What moves the number

The base pattern for India is steep then slow: roughly 15 to 20% gone in year one, then about 10% of the original price each year after that, so a typical car keeps a little over 40% after five years. Three things push it around. Fuel: petrol holds up best, diesel and CNG a bit less, and EVs the most, because buyers worry about battery life and newer models keep arriving. Brand: Maruti Suzuki and Toyota are famous for holding value thanks to demand and cheap servicing, while luxury German cars, many EVs and less common brands fall hardest. Mileage and condition: heavy running, a patchy service book or any accident history all pull the price down further.

The smart-money move: let someone else take the first hit

Because the first year is the steepest drop, a two to three year old car has already done most of its falling. Buy one and you pay far less up front and lose much less to depreciation over the same years. The trade-offs are less warranty left, older technology and an unknown history, so buy one with full service records and a proper inspection. The panel above does this sum for your exact car.

Depreciation is only one part of the true cost of a car. Pair this with the Car Running Cost Calculator for fuel and servicing, the Car Loan EMI Calculator for your monthly payment, and the Road Tax Calculator for on-road price. Still shortlisting? The Find Your Car tool gives three honest picks for your budget.

Frequently asked questions

How much does a car depreciate per year in India?

As a rough guide, a car loses about 15 to 20% of its value in the first year, then roughly 10% of the original price each year after that. So after three years it is worth around 55 to 60% of what you paid, and after five years a little over 40%. Strong brands hold more, EVs and luxury cars less. The calculator above adjusts these for your car's fuel, brand and mileage.

Which cars hold their value best in India?

Maruti Suzuki and Toyota lead on resale, helped by huge demand, easy servicing and a reputation for reliability. Popular Hyundai, Honda, Tata, Kia and Mahindra models sit in the middle. The weakest resale is usually luxury German brands, less common badges and, for now, most electric cars. A model that is in demand second-hand always beats the brand average.

Do electric cars depreciate faster in India?

So far, yes, and this tool reflects that. Used buyers worry about battery health and replacement cost, and rapid new launches make older EVs look dated quickly, so early electric cars have lost value faster than petrol ones. This is improving as batteries prove durable and demand grows, so treat the EV figure as the most uncertain one here. A road-tax waiver in many states does soften the overall cost of owning an EV.

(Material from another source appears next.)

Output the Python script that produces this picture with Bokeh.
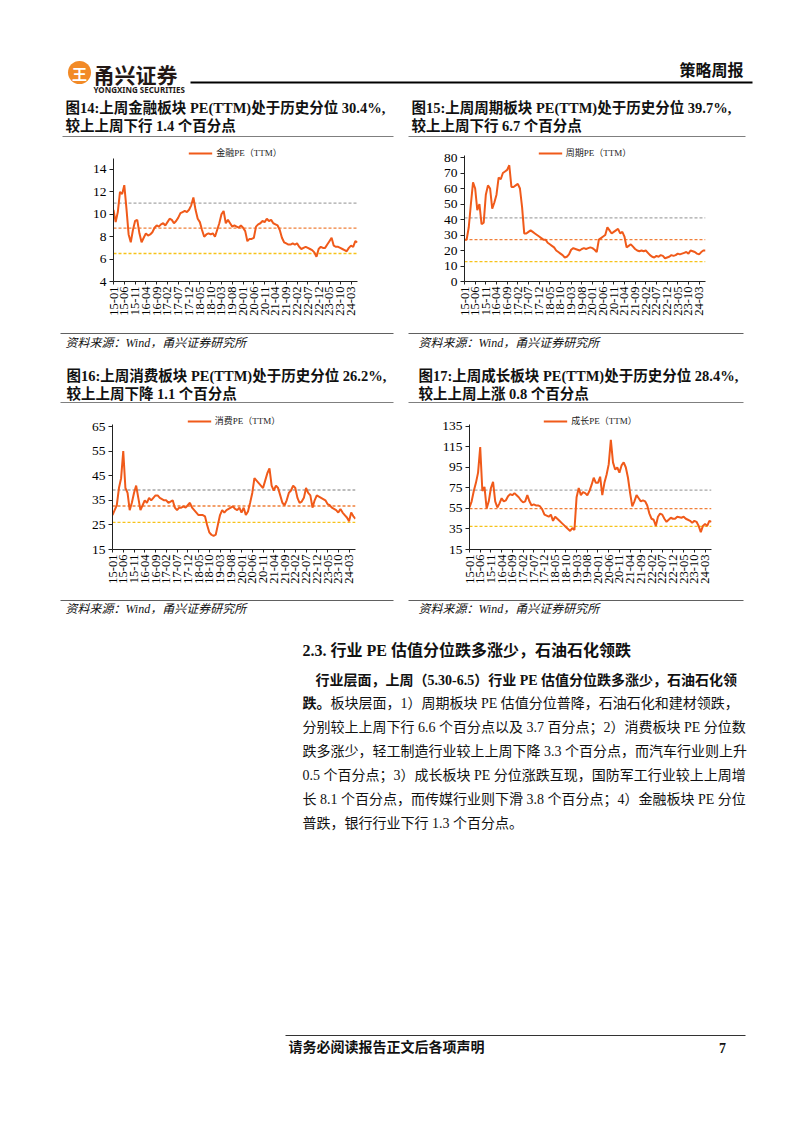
import math
from bokeh.plotting import figure
from bokeh.layouts import column, row
from bokeh.models import Range1d, FixedTicker, Span, Legend, LegendItem
from bokeh.core.properties import value
from bokeh.embed import file_html
from bokeh.resources import INLINE

# ---------------- data ----------------
tick_labels = ["15-01", "15-06", "15-11", "16-04", "16-09", "17-02", "17-07", "17-12",
               "18-05", "18-10", "19-03", "19-08", "20-01", "20-06", "20-11", "21-04",
               "21-09", "22-02", "22-07", "22-12", "23-05", "23-10", "24-03"]

fin_pe = [10.4, 9.3, 10.2, 12.0, 11.8, 12.6, 10.5, 8.2, 7.5, 8.6, 9.4, 9.5,
          8.3, 7.5, 7.9, 8.3, 8.1, 8.2, 8.4, 8.8, 9.0, 8.9, 9.1, 9.2,
          9.0, 9.3, 9.6, 9.5, 9.2, 9.4, 9.7, 10.1, 10.2, 10.3, 10.2, 10.4,
          10.8, 11.5, 10.4, 9.6, 9.3, 8.6, 8.0, 8.2, 8.3, 8.2, 8.3, 8.0,
          8.6, 9.2, 10.0, 10.3, 9.2, 9.5, 9.2, 8.9, 9.0, 8.9, 8.8, 9.0,
          8.8, 8.5, 7.6, 7.8, 7.8, 7.9, 8.9, 9.1, 9.2, 9.4, 9.3, 9.6,
          9.4, 9.5, 9.2, 9.1, 9.0, 8.6, 7.9, 7.5, 7.4, 7.3, 7.3, 7.4,
          7.3, 7.4, 7.1, 6.9, 7.0, 7.1, 7.0, 6.9, 6.8, 6.6, 6.2, 6.9,
          7.1, 7.0, 7.0, 7.3, 7.6, 7.9, 7.2, 7.1, 7.1, 7.0, 6.9, 6.8,
          6.7, 7.0, 7.2, 7.1, 7.6, 7.5]

cyc_pe = [27, 27, 35, 50, 64, 60, 46, 50, 37, 38, 56, 62,
          60, 47, 51, 56, 67, 66, 70, 71, 72, 75, 61, 61,
          62, 63, 60, 48, 31, 31, 32, 33, 32, 31, 30, 29,
          28, 27, 27, 25, 24, 23, 22, 20, 19, 18, 17, 15.5,
          16, 17.5, 20.5, 21.5, 21, 20.5, 20, 21, 21.5, 21, 21.5, 22,
          21.5, 20.5, 19, 27, 28, 29, 30, 35, 33, 31, 32, 33,
          34, 31, 32, 29, 22, 23, 24, 22.5, 21, 20, 19.5, 20,
          19.5, 20, 18.5, 17, 16, 15.5, 16.5, 16, 17, 16.5, 15, 15.5,
          16, 17, 16.5, 17, 18, 17.5, 18, 18.5, 19, 18, 20, 19.5,
          19, 18, 17.5, 19, 20, 20]

cons_pe = [29, 31, 33, 40, 44, 55, 40, 38, 31, 34, 38, 41,
           36, 31, 33, 35, 34, 36, 35, 36, 37, 37, 36, 35.5,
           35, 35, 34, 34.5, 35, 32, 31, 32, 32, 32.5, 32, 33,
           34, 32, 31, 30, 29, 29, 29, 28.5, 25, 22, 21, 20.5,
           21, 25, 29, 31, 30, 31, 31.5, 32, 32.5, 31.5, 31, 32,
           30, 32, 29, 30.5, 34, 38, 44, 43, 42, 41, 40, 43,
           46, 48, 41, 39, 41, 40, 37, 34, 33, 35, 38, 39,
           41, 40, 36, 34, 34.5, 36, 40, 38, 37, 32, 35, 37,
           36.5, 36, 35.5, 35, 33.5, 33, 32, 31.5, 31, 30, 31.5, 30,
           29, 28, 26.5, 30, 28.5, 27.5]

grow_pe = [56, 62, 72, 80, 90, 115, 72, 76, 55, 62, 75, 81,
           62, 56, 60, 65, 62, 63, 67, 69, 68, 70, 68, 66,
           63, 61, 62, 68, 62, 58, 59, 58, 58, 57, 54, 49,
           48, 47, 49, 43, 47, 45, 43, 41, 39, 37, 35, 33,
           36, 34, 66, 75, 68, 71, 70, 68, 72, 78, 85, 80,
           80, 86, 68, 80, 88, 98, 122, 100, 93, 95, 90, 97,
           100, 95, 85, 70, 57, 62, 68, 65, 62, 63, 62, 58,
           50, 45, 44, 38, 47, 50, 49, 45, 42, 44, 46, 45,
           45, 47, 46.5, 46, 47, 45, 44, 43, 41, 43, 42, 38,
           32, 38, 40, 38, 43, 42]

# +1std, mean, -1std reference levels
fin_levels = [11.0, 8.76, 6.5]
cyc_levels = [41.1, 27.0, 12.8]
cons_levels = [39.2, 32.7, 26.0]
grow_levels = [73.0, 54.8, 37.5]

fin_yticks = [4, 6, 8, 10, 12, 14]
cyc_yticks = [0, 10, 20, 30, 40, 50, 60, 70, 80]
cons_yticks = [15, 25, 35, 45, 55, 65]
grow_yticks = [15, 35, 55, 75, 95, 115, 135]

# ---------------- style ----------------
LINE = "#F05A1A"
LEVEL_COLORS = ["#A6A6A6", "#F0803A", "#F7C21A"]
SERIF = "Liberation Serif, Noto Sans CJK SC"
CJK = "Noto Sans CJK SC"
INK = "#111111"
PAGE_W = 802
TITLE = 14.5


def band(top, h):
    p = figure(width=PAGE_W, height=h, x_range=Range1d(0, PAGE_W), y_range=Range1d(top + h, top),
               output_backend="svg", toolbar_location=None, min_border=0,
               x_axis_location=None, y_axis_location=None)
    p.grid.visible = False
    p.outline_line_color = None
    return p


def txt(p, x, y, s, size, style="normal", font=SERIF, align="left", color=INK):
    p.text(x=[x], y=[y], text=[s], text_font=value(font), text_font_size=f"{size}px",
           text_font_style=style, text_align=align, text_baseline="middle", text_color=color)


def rule(p, x0, x1, y, color="#7F7F7F", w=1.0):
    p.segment(x0=[x0], y0=[y], x1=[x1], y1=[y], line_color=color, line_width=w)


def chart(vals, name, ylo, yhi, axis_top, yticks, levels, width, ml, mr, mt, mb):
    xs = list(range(len(vals)))
    p = figure(width=width, height=188, x_range=Range1d(xs[0], xs[-1]), y_range=Range1d(ylo, yhi),
               output_backend="svg", toolbar_location=None,
               min_border_left=ml, min_border_right=mr, min_border_top=mt, min_border_bottom=mb)
    p.grid.visible = False
    p.outline_line_color = None
    for v, c in zip(levels, LEVEL_COLORS):
        p.add_layout(Span(location=v, dimension="width", line_color=c, line_dash="3 2",
                          line_width=1.3, level="underlay"))
    r = p.line(xs, vals, line_color=LINE, line_width=2)

    ya = p.yaxis[0]
    ya.bounds = (ylo, axis_top)
    ya.ticker = FixedTicker(ticks=yticks)
    ya.minor_tick_line_color = None
    ya.major_tick_out = 4
    ya.major_tick_in = 0
    ya.axis_line_color = "#222222"
    ya.major_tick_line_color = "#222222"
    ya.major_label_text_font = "Liberation Serif"
    ya.major_label_text_font_size = "13.5px"
    ya.major_label_text_color = "#000000"
    ya.major_label_standoff = 3

    xa = p.xaxis[0]
    tick_pos = [5 * i for i in range(len(tick_labels))]
    xa.ticker = FixedTicker(ticks=tick_pos)
    xa.major_label_overrides = {t: lab for t, lab in zip(tick_pos, tick_labels)}
    xa.major_label_orientation = math.pi / 2
    xa.minor_tick_line_color = None
    xa.major_tick_out = 3
    xa.major_tick_in = 0
    xa.axis_line_color = "#222222"
    xa.major_tick_line_color = "#222222"
    xa.major_label_text_font = "Liberation Serif"
    xa.major_label_text_font_size = "12.5px"
    xa.major_label_text_color = "#000000"
    xa.major_label_standoff = 2

    lg = Legend(items=[LegendItem(label=name, renderers=[r])], orientation="horizontal",
                location="top_center", border_line_color=None, background_fill_alpha=0,
                label_text_font=SERIF, label_text_font_size="9px", label_text_color="#222222",
                glyph_width=24, glyph_height=10, label_height=10, label_standoff=4,
                padding=0, margin=0, spacing=0)
    p.add_layout(lg)
    return p


# ---------------- band A: header + first titles (page y 0..142) ----------------
A = band(0, 142)
A.circle(x=[79], y=[72], radius=11.5, fill_color="#F28A26", line_color=None)
txt(A, 79, 72.5, "王", 15, "bold", CJK, "center", "#FFFFFF")
txt(A, 93, 73, "甬兴证券", 21, "bold", CJK, color="#231815")
txt(A, 93, 88.5, "YONGXING SECURITIES", 8, "bold", "Noto Sans", color="#231815")
rule(A, 190, 752, 82, "#000000", 2)
txt(A, 743, 68, "策略周报", 16, "bold", CJK, "right")
txt(A, 65, 107, "图14:上周金融板块 PE(TTM)处于历史分位 30.4%,", TITLE, "bold")
txt(A, 65, 125, "较上上周下行 1.4 个百分点", TITLE, "bold")
txt(A, 411, 107, "图15:上周周期板块 PE(TTM)处于历史分位 39.7%,", TITLE, "bold")
txt(A, 411, 125, "较上上周下行 6.7 个百分点", TITLE, "bold")
rule(A, 62, 393, 136)
rule(A, 408, 745, 136)

# ---------------- band B: charts 1 & 2 (page y 142..330) ----------------
c1 = chart(fin_pe, "金融PE（TTM）", 4, 16.05, 15.0, fin_yticks, fin_levels, 400, 113, 43, 4, 49)
c2 = chart(cyc_pe, "周期PE（TTM）", 0, 87.1, 81.3, cyc_yticks, cyc_levels, 402, 64, 97, 4, 49)

# ---------------- band C (page y 330..410) ----------------
C = band(330, 80)
rule(C, 60, 393, 333, "#606060")
rule(C, 408, 743, 333, "#606060")
txt(C, 65, 342, "资料来源：Wind，甬兴证券研究所", 12, "italic")
txt(C, 418, 342, "资料来源：Wind，甬兴证券研究所", 12, "italic")
txt(C, 66, 375, "图16:上周消费板块 PE(TTM)处于历史分位 26.2%,", TITLE, "bold")
txt(C, 66, 393, "较上上周下降 1.1 个百分点", TITLE, "bold")
txt(C, 418, 375, "图17:上周成长板块 PE(TTM)处于历史分位 28.4%,", TITLE, "bold")
txt(C, 418, 393, "较上上周上涨 0.8 个百分点", TITLE, "bold")
rule(C, 60, 393, 402)
rule(C, 408, 743, 402)

# ---------------- band D: charts 3 & 4 (page y 410..598) ----------------
c3 = chart(cons_pe, "消费PE（TTM）", 15, 69.9, 65.8, cons_yticks, cons_levels, 400, 112, 45, 4, 49)
c4 = chart(grow_pe, "成长PE（TTM）", 15, 146.7, 137, grow_yticks, grow_levels, 402, 69, 91, 4, 49)

# ---------------- band E (page y 598..1130) ----------------
E = band(598, 532)
rule(E, 60, 393, 600, "#606060")
rule(E, 408, 743, 600, "#606060")
txt(E, 65, 608, "资料来源：Wind，甬兴证券研究所", 12, "italic")
txt(E, 418, 608, "资料来源：Wind，甬兴证券研究所", 12, "italic")
txt(E, 302, 650, "2.3. 行业 PE 估值分位跌多涨少，石油石化领跌", 16, "bold")
txt(E, 315, 680, "行业层面，上周（5.30-6.5）行业 PE 估值分位跌多涨少，石油石化领", 14, "bold")
txt(E, 302, 703, "跌。", 14, "bold")
txt(E, 330, 703, "板块层面，1）周期板块 PE 估值分位普降，石油石化和建材领跌，", 14)
txt(E, 302, 727, "分别较上上周下行 6.6 个百分点以及 3.7 百分点；2）消费板块 PE 分位数", 14)
txt(E, 302, 751, "跌多涨少，轻工制造行业较上上周下降 3.3 个百分点，而汽车行业则上升", 14)
txt(E, 302, 775, "0.5 个百分点；3）成长板块 PE 分位涨跌互现，国防军工行业较上上周增", 14)
txt(E, 302, 799, "长 8.1 个百分点，而传媒行业则下滑 3.8 个百分点；4）金融板块 PE 分位", 14)
txt(E, 302, 823, "普跌，银行行业下行 1.3 个百分点。", 14)
rule(E, 285, 745, 1035, "#333333", 1.2)
txt(E, 288, 1047, "请务必阅读报告正文后各项声明", 14, "bold")
txt(E, 722, 1047, "7", 14, "bold", align="center")

layout = column(A, row(c1, c2), C, row(c3, c4), E)

open("out.html", "w").write(file_html(layout, INLINE))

Is it cheaper to buy a new or a used car?

On depreciation alone, used almost always wins. A car that is two to three years old has already taken the steepest fall, so you pay less to buy it and lose less while you own it. New buys you the latest car, full warranty and a clean history, which can be worth the premium. The new-versus-used panel above shows the exact rupee gap for your car so you can decide.

Is this the same as the IDV or insurance depreciation?

No. Insurance uses a fixed IRDAI depreciation grid to set your Insured Declared Value for claims, which does not match what a car actually fetches in the resale market. This calculator estimates real-world resale value instead, so the two numbers will differ. Use the insurance figure for your policy, and this one for planning what a car will really cost you to own.

These figures are estimates built from typical Indian resale patterns and change over time. Real resale depends on the exact model, variant demand, condition, service history and your city. Confirm the live value of a specific car on a used-car valuation site before you buy or sell.